OVERVIEW
Chip implants are a type of passive RFID technology that allows a small computer chip without a battery or power source to be powered by compatible readers and communicate with them via the magnetic field generated by the reader.As chip implants are small, the reader must be extremely close. For this reason, the chips are usually placed in the hand so that you can easily position your chip implant close to the reader.
RFID (Radio Frequency Identification) distinguishes a variety of chip types (perhaps more than 100), communication methods, functions and applications.
There is no such thing as THE “implant”. We know of various different implants and more are guaranteed to come onto the market. It is therefore misleading to talk about THE “chip”. Implants (also known as “tags”) contain different microchips - depending on the area of application. But all microchip implants have one thing in common: they are based on RFID. RFID is a passive radio technology (Radio Frequency Identification) that we all know and use every day... our wallets are full of them. Plastic cards that have an antenna inside and a microchip in a small corner. And just as naturally as we use these cards, we also use our microchip implants.
Microchip implants are quasi “keys” to globally distributed “keyholes” (RFID standards).
Low Frequency (LF) RFID was the first RFID technology to be developed. It has the advantage that an existing LF card can be easily copied to the xEM implant. To do this, you take a cloner, copy the card into the cloner and simply “write” it back onto the implant. In other words, from the card to the implant. It couldn't be simpler. The disadvantage is that only one card fits on one xEM. There are different standards within NF systems. The HID, EM41xx and Indala standards with which the xEM is compatible are widespread worldwide.
High frequency (HF) systems are generally used for contactless chip cards, in access authorizations, in time recording systems and in applications with increased security requirements such as electronic payment cards, health cards or ID cards.
These systems work “the other way round” compared to the NF systems. With HF, no number is written on the implant, but the number (the so-called UID) is already on it. You learn the systems around you to the UID that you wear under your skin. This means you can theoretically open millions of doors or systems with an HF implant.

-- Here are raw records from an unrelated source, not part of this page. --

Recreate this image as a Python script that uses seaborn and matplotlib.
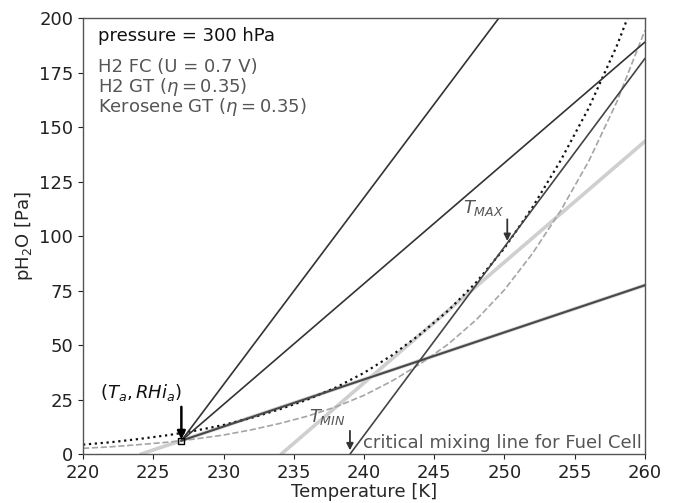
import matplotlib
matplotlib.use("Agg")
import matplotlib.pyplot as plt
import seaborn as sns
import pandas as pd

# saturation curves (Pa)
temps = [220, 222, 224, 226, 227, 228, 230, 232, 234, 236, 238, 240, 242,
         244, 246, 248, 250, 252, 254, 256, 258, 260]
p_sat_water = [4.4, 5.5, 7.0, 8.7, 9.7, 10.8, 13.4, 16.7, 20.6, 25.1, 30.6, 37.3, 45.4,
               55.0, 65.9, 78.9, 94.5, 113.3, 134.7, 158.8, 187.3, 220.7]
p_sat_ice = [2.7, 3.4, 4.4, 5.5, 6.2, 7.0, 8.8, 11.2, 14.1, 17.5, 21.7, 27.0, 33.6,
             41.4, 50.5, 61.7, 75.4, 92.1, 111.7, 134.4, 161.6, 194.4]

# mixing lines (two end points each)
fc_T, fc_p = [227, 249.6], [6.2, 200]
gt_T, gt_p = [227, 260], [6.2, 189]
ker_T, ker_p = [227, 260], [6.2, 77.5]
ker_grey_T, ker_grey_p = [224.1, 260], [0, 77.5]
gt_crit_T, gt_crit_p = [234.1, 260], [0, 143.5]
fc_crit_T, fc_crit_p = [239, 260], [0, 181.5]

sns.set_style("ticks")
plt.rcParams['font.family'] = ['DejaVu Sans']

fig = plt.figure(figsize=(6.92, 5.03), dpi=100)
ax = fig.add_axes([0.12, 0.097, 0.812, 0.867])

df = pd.DataFrame({"T": temps, "ew": p_sat_water, "ei": p_sat_ice})

sns.lineplot(x=ker_grey_T, y=ker_grey_p, ax=ax, color="#cfcfcf", lw=2.6)
sns.lineplot(x=gt_crit_T, y=gt_crit_p, ax=ax, color="#cfcfcf", lw=2.6)
sns.lineplot(data=df, x="T", y="ei", ax=ax, color="#a5a5a5", lw=1.2, dashes=(6, 4), linestyle="--")
sns.lineplot(data=df, x="T", y="ew", ax=ax, color="#111111", lw=1.6, linestyle=":")
sns.lineplot(x=fc_T, y=fc_p, ax=ax, color="#333333", lw=1.2)
sns.lineplot(x=gt_T, y=gt_p, ax=ax, color="#333333", lw=1.2)
sns.lineplot(x=ker_T, y=ker_p, ax=ax, color="#484848", lw=1.5)
sns.lineplot(x=fc_crit_T, y=fc_crit_p, ax=ax, color="#444444", lw=1.2)
ax.plot([227], [6.2], marker="s", ms=4, mfc="none", mec="black", mew=1)

ax.set_xlim(220, 260)
ax.set_ylim(0, 200)
ax.set_xticks(range(220, 261, 5))
ax.set_yticks(range(0, 201, 25))
ax.tick_params(labelsize=13, colors="#222222")
for s in ax.spines.values():
    s.set_color("#555555")
    s.set_linewidth(1.0)
ax.set_xlabel("Temperature [K]", fontsize=13, labelpad=1)
ax.set_ylabel("pH$_2$O [Pa]", fontsize=13, labelpad=3)

ax.text(221.1, 192, "pressure = 300 hPa", fontsize=13, color="#111111", va="center")
ax.text(221.1, 177.5, "H2 FC (U = 0.7 V)", fontsize=13, color="#555555", va="center")
ax.text(221.1, 168.3, r"H2 GT ($\eta = 0.35$)", fontsize=13, color="#555555", va="center")
ax.text(221.1, 159.2, r"Kerosene GT ($\eta = 0.35$)", fontsize=13, color="#555555", va="center")

ax.text(239.9, 0.8, "critical mixing line for Fuel Cell", fontsize=13, color="#555555", va="bottom")

ax.annotate("", xy=(227, 5.5), xytext=(227, 23),
            arrowprops=dict(arrowstyle="-|>", color="black", lw=1.8, mutation_scale=12))
ax.text(224.1, 28.5, r"$(T_a, RHi_a)$", fontsize=13, color="#111111", ha="center", va="center")

ax.annotate("", xy=(239, 0.5), xytext=(239, 12),
            arrowprops=dict(arrowstyle="-|>", color="#333333", lw=1.3, mutation_scale=10))
ax.text(237.4, 17, r"$T_{MIN}$", fontsize=13, color="#555555", ha="center", va="center")

ax.annotate("", xy=(250.2, 96.5), xytext=(250.2, 109),
            arrowprops=dict(arrowstyle="-|>", color="#333333", lw=1.3, mutation_scale=10))
ax.text(248.5, 113, r"$T_{MAX}$", fontsize=13, color="#555555", ha="center", va="center")

fig.savefig("out.png", dpi=100)
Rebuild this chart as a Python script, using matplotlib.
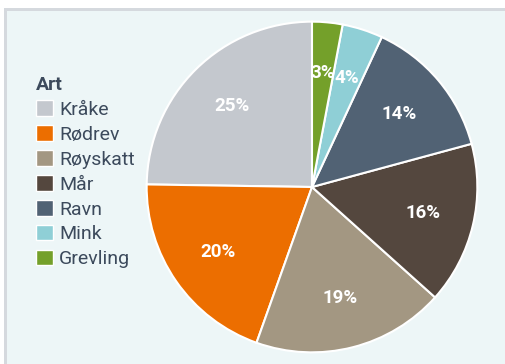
import matplotlib
matplotlib.use("Agg")
import matplotlib.pyplot as plt
from matplotlib.patches import Patch, Rectangle

species = ["Kråke", "Rødrev", "Røyskatt", "Mår", "Ravn", "Mink", "Grevling"]
shares = [25, 20, 19, 16, 14, 4, 3]
colors = ["#C4C8CE", "#EC6E00", "#A39782", "#54473E", "#516274", "#8FCFD6", "#74A02A"]

plt.rcParams["font.family"] = ["Roboto", "DejaVu Sans"]
text_color = "#3C4A5C"

W, H = 506, 364
fig = plt.figure(figsize=(W / 100, H / 100), dpi=100)
fig.patch.set_facecolor("white")

# panel with a thin grey frame on top and left
fig.add_artist(Rectangle((4 / W, 0), 1, 1 - 8 / H, transform=fig.transFigure,
                         facecolor="#D5D9DE", edgecolor="none", zorder=0))
fig.add_artist(Rectangle((7 / W, 0), 1, 1 - 11 / H, transform=fig.transFigure,
                         facecolor="#EDF6F7", edgecolor="none", zorder=0))

cx, cy, r = 312, 187, 167
ax = fig.add_axes([(cx - r) / W, (H - cy - r) / H, 2 * r / W, 2 * r / H])
ax.set_facecolor("none")

total = sum(shares)
wedges, _, autotexts = ax.pie(
    shares, colors=colors, startangle=90, counterclock=True,
    autopct=lambda p: f"{round(p * total / 100)}%", pctdistance=0.69,
    wedgeprops=dict(edgecolor="white", linewidth=1.5),
    textprops=dict(color="white", fontsize=13.5, fontweight="bold"),
)
ax.set_xlim(-1.01, 1.01)
ax.set_ylim(-1.01, 1.01)

handles = [Patch(facecolor=c, edgecolor="white", linewidth=1) for c in colors]
leg = fig.legend(handles, species, loc="upper left",
                 bbox_to_anchor=(36 / W, 1 - 76 / H), frameon=False,
                 title="Art", fontsize=14, title_fontsize=14,
                 handlelength=0.85, handleheight=0.85, handletextpad=0.35,
                 labelspacing=0.33, borderaxespad=0, borderpad=0)
leg._legend_box.align = "left"
leg.get_title().set_fontweight("bold")
leg.get_title().set_color(text_color)
for t in leg.get_texts():
    t.set_color(text_color)

fig.savefig("out.png", dpi=100)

NFC stands for “Near Field Communication” and is an international RFID transmission standard for the wireless exchange of data over short distances. This means that data can be sent and received by NFC-enabled devices. The distance for implants is a few millimeters, i.e. virtually skin contact. NFC is always high-frequency.
Passive transponders contain the data to be transmitted. However, they do not have their own energy source and therefore cannot start an RFID connection on their own.
Active transponders, on the other hand, contain an energy source that emits an electromagnetic field. This provides the transponder with enough energy to transmit its data.
MIFARE DESFIRE
Mifare Desfire is the successor product to Mifare Classic. The Mifare Desfire chip is currently regarded as the most secure chip that has not yet been cracked. Mifare Desfire EV1 uses the AES (Advanced Encryption Standard) encryption method. Mifare Desfire EV1 chips are currently available in 2k, 4k and 8k versions. The chip is not preconfigured into a fixed number of segments, as is the case with Mifare Classic. Instead, the chip can be configured via a flexible file system. This means that any number of applications can be supported - as long as there is sufficient memory.
DATA SECURITY
Are microchip implants suitable for sensitive data, data that should never be read “secretly”? The first or current generation of microchip implants is not designed for this type of information and the constant criticism is tedious because apples and oranges are being compared here.
What exactly is this data security? Let's take a closer look at the implant or chip types behind it:
The first unencrypted access cards/key fobs/implants (low-frequency systems on e.g. 125kHz) were and are still used to open doors and only contain a single unique number. Their main function was and is to store this number, which can be read by a corresponding reader (e.g. access system). “Security” consists of the fact that you must have the card and it must be in close contact with a reader. Compared to the card, the implant (e.g. xEM or xDW) already wins here, as it cannot be lost, it cannot be “lent” to third parties without authorization and it cannot be stolen. If someone were to “secretly” read the hand, this is much more complicated and would be noticed.
The next level of security is called “Advanced Encryption Standard (AES)”. Here, the user ID is cryptographically secured in a symmetrical manner. Symmetric encryption is similar to the old codes used by children to encrypt and decrypt secret texts at school. Two people need the same key to communicate. This works until someone cracks the code or simply steals it and is able to decrypt the data. Most common access cards are based on this system, as are microchip implants such as the xNT or flexNT.
There are also so-called PKI systems (Public Key Infrastructure). This is where the smallest version of the Vivokey comes in. PKI systems allow the asymmetric identification and authentication of persons. The emphasis here is on asymmetric, which represents a much stronger security level than symmetric systems. With the asymmetric authentication method, each person has two keys - one public and one private. Anyone can have access to the public keys - so if someone wants to send information, the person uses the recipient's public key. But only the matching private key can decrypt the data sent by the public key. These keys are located subcutaneously under the skin of the Vivokey wearer.